Larry Holzwarth - February 25, 2019

Black Americans Used to Have to Navigate Jim Crow Laws During Road Trips with this Travel Guide
Even some federal facilities, as with this Public Health Service clinic, provided segregated areas within them. Wikimedia

4. Much of the racism encountered had to do with whites providing service

When Black motorists encountered service stations which did not sell their products to Blacks, or lunch counters where they were not allowed to sit and have a cup of coffee, it was most often not because they were considered unworthy of using the product. It was because the White gas jockey, or lunch counter man, or waitress, could not allow themselves to condescend to provide service to a Black person. Whether or not that was a concern of their own was immaterial, it was a concern to their neighbors, their fellow employees, their employers, and their local authorities. In the Jim Crow south, Blacks were to be kept in their place.

The Green Book warned of this in certain areas of the country, as did other travel guides directed towards Black motorists, as it concerned the rules of the road.

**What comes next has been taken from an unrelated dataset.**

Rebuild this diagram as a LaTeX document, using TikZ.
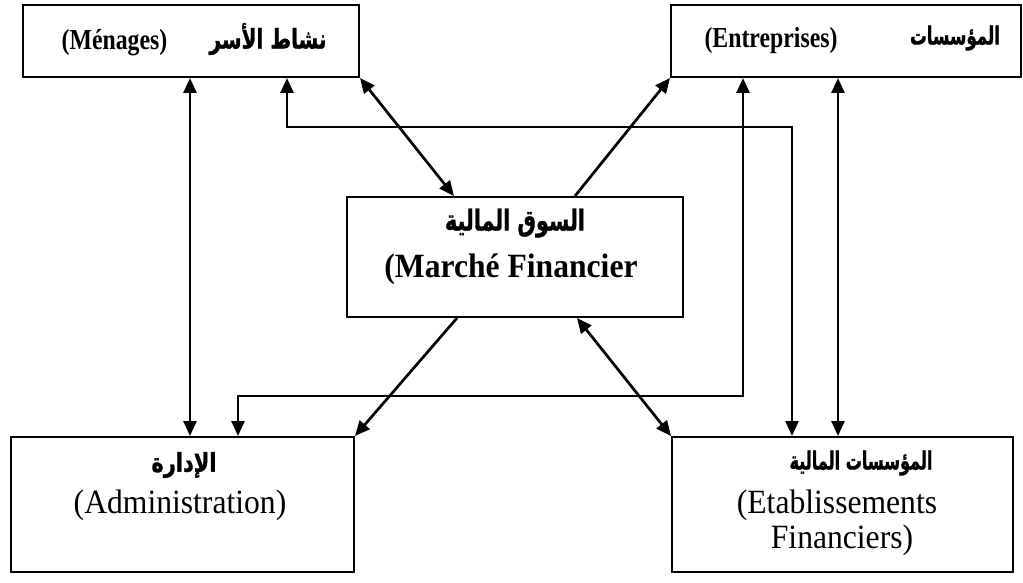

Black motorists in the Mississippi delta area were warned against passing or pulling out in front of cars driven by Whites when on the unpaved roads in the region, because the dust raised by their car would soil the car behind them, making them the subject of hostility. The back roads of the Deep South were particularly dangerous for Black motorists, and the more substantial a vehicle they drove, the more likely they were to be stopped, as much because of racist local laws as because of the racial beliefs of the officer accosting them.